In contrast, Elia Suleiman’s response to 9/11 is wordless and slow, unfolding like a poem written in silences. Though not part of the 11’09″01 project, his 2002 film Divine Intervention was shaped in the shadows of the Twin Towers. Set in Ramallah and Jerusalem, it captures the surreal normalcy of occupation. Israeli tanks roll past houses. Soldiers stop cars and search passengers. A man peels an apple slowly. On a TV in the background, the world watches 9/11. But Suleiman — who appears in his own films as a silent observer — offers no commentary, only stillness. The violence is ever-present but quiet, embedded in the landscape. His cinema doesn’t shout; it watches.
These films never try to compete with the tragedy of 9/11. Neither Gitai nor Suleiman claims that their people’s suffering is greater, or more deserving of global grief. Instead, they offer something harder to process: the simultaneity of pain. They ask us to hold two truths in our minds — that while the world mourned New York, others lived in cities where explosions were routine, where the air always tasted faintly of smoke, and where grief did not begin on September 11.

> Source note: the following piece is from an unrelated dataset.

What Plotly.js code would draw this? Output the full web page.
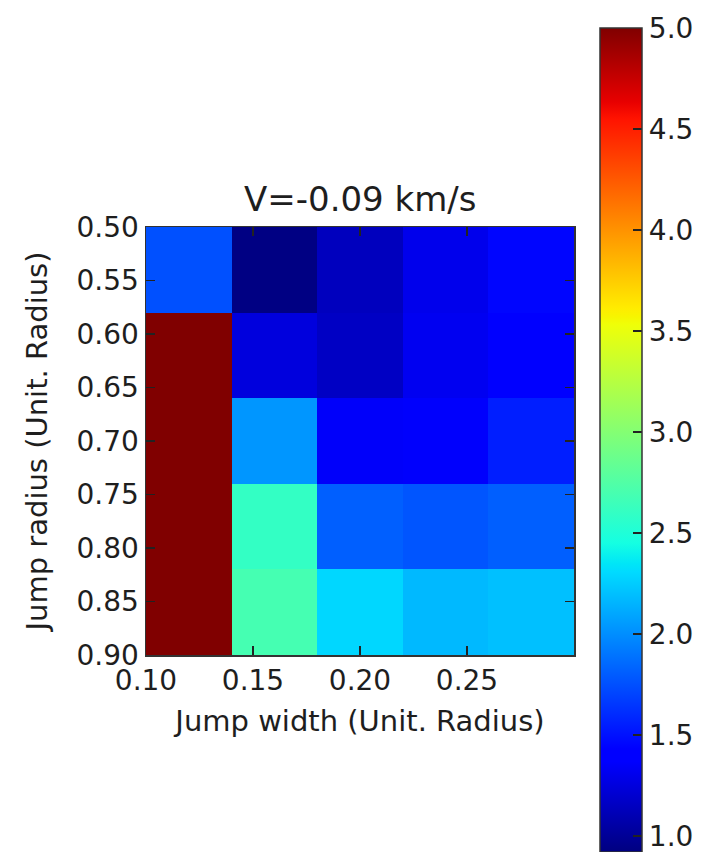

Gitai’s urgency collides with Suleiman’s restraint. One film is built on speed, the other on stillness. But both arrive at the same insight — that violence is never localized. Its impact echoes across borders, across screens, across lives. When one city falls, others remember how often they have already been on fire.
Even decades later, these films remain painfully relevant. They ask what it means to be seen, and what it means to be forgotten. They challenge us not just to remember the towers that fell in New York, but to ask ourselves whose stories we never noticed collapsing in silence.
This is not just about history — it’s about empathy. Gitai and Suleiman, in radically different ways, show that true understanding begins when we stop ranking sorrow. When we look at each other’s tragedies not as interruptions to our own, but as part of a shared human condition. In a world where walls still rise and smoke still blurs our vision, these films offer one clear truth: every grief deserves to be seen.
Ashish Singh has finished his Ph.D. coursework in political science from the NRU-HSE, Moscow, Russia.